Is your holiday tree ready for a makeover? Maybe you've recently downsized, or changed your decor. Either way, consider the collar, the trendy alternative to the traditional tree skirt.

Just like a skirt, a tree collar covers and dresses up the tree base and stand. But tree collars are more compact than voluminous spreading skirts, making them a good option for condo and apartment dwellers and anyone short on space.

"A skirt can take 60 inches, but these [collars] have the footprint of your tree," said designer Bridget Connell, co-owner of Haute Flower Boutique, a Twin Cities floral and event design firm that offers holiday decorating.

And the clean-lined look of the collars complements today's modern home decor, she said.

"Most clients want their holiday decor to coordinate with the aesthetic of the house. Tree collars allow you to do that."

Collars come in metal, wood and basket-weave, among other materials, that pair well with the "rustic industrial" look popular in interior design.

Tree collars started showing up at holiday industry trade shows a few years ago, and are now available from mass-market retailers, including Pier 1, Crate & Barrel and Balsam Hill, a California-based holiday decor retailer that introduced collars this holiday season and has sold out of several styles.
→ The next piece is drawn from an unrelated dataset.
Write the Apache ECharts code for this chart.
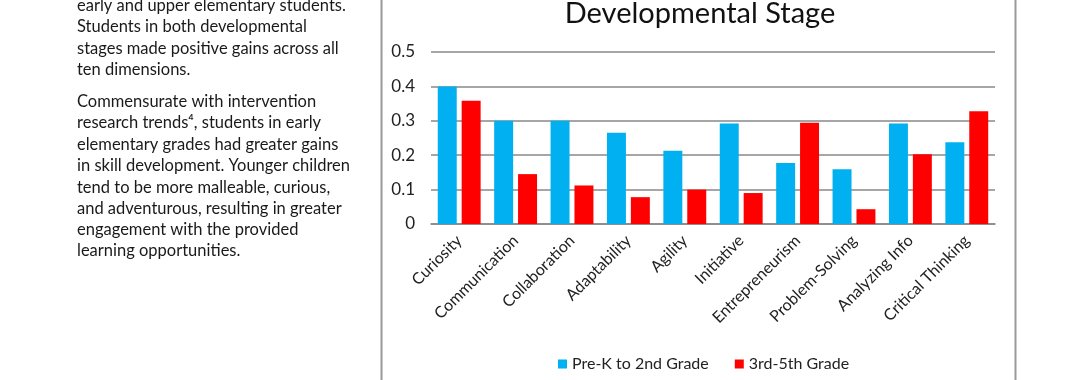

"Galvanized metal is pretty popular," said Thomas Harman, Balsam Hill's founder and CEO. "It looks like an old-style wash basin or laundry tub upside down."

Prices range from $69.95 for a glossy red metal version from Crate & Barrel, to $179 ($129 on sale online) for a hinged galvanized collar from Balsam Hill, and up.

The collars are designed to accommodate artificial trees, which represent 80 percent of the market, Harman said, "but you can use them with a real tree, as long as the stand has a small enough footprint."

For ease of use, he recommends choosing a hinged tree collar, which snaps open and shut to accommodate watering or moving the tree.

Tree collars started as a DIY phenomenon, Connell said, then morphed into a mass-market innovation.

"The whole Pinterest era has revolutionized ideas," she said. "People started taking galvanized buckets and gluing feathers or chains or shells onto them.

"We did one for a Florida client, with seashells that the family collected."

Harman said, "We saw it first on design-forward blogs. It's something new and different, and it still accomplishes the purpose of covering up the less attractive part of the tree."

Will tree collars be a fleeting fad — like the upside-down Christmas trees that made a splash a few years ago — or an emerging trend with staying power?

Harman is betting on the latter.

"The style of the collar may come and go," he said. "But I suspect this is not a three-year trend, but something that carries."

Tree skirts aren't going away, he added. But tree collars offer an alternative that fills a particular design niche.

"It's more of a contemporary, fresh aesthetic, for a little younger demographic," he said. "If you have a formal living room with 14-foot ceilings and Oriental rugs, it's not the right look."

Whichever look you choose, less is more when dressing the base of your holiday tree, he said.

"Your skirt or collar should not be the showpiece of the tree," he said. "Invest first in what's at eye level. You want the whole ensemble to be beautiful."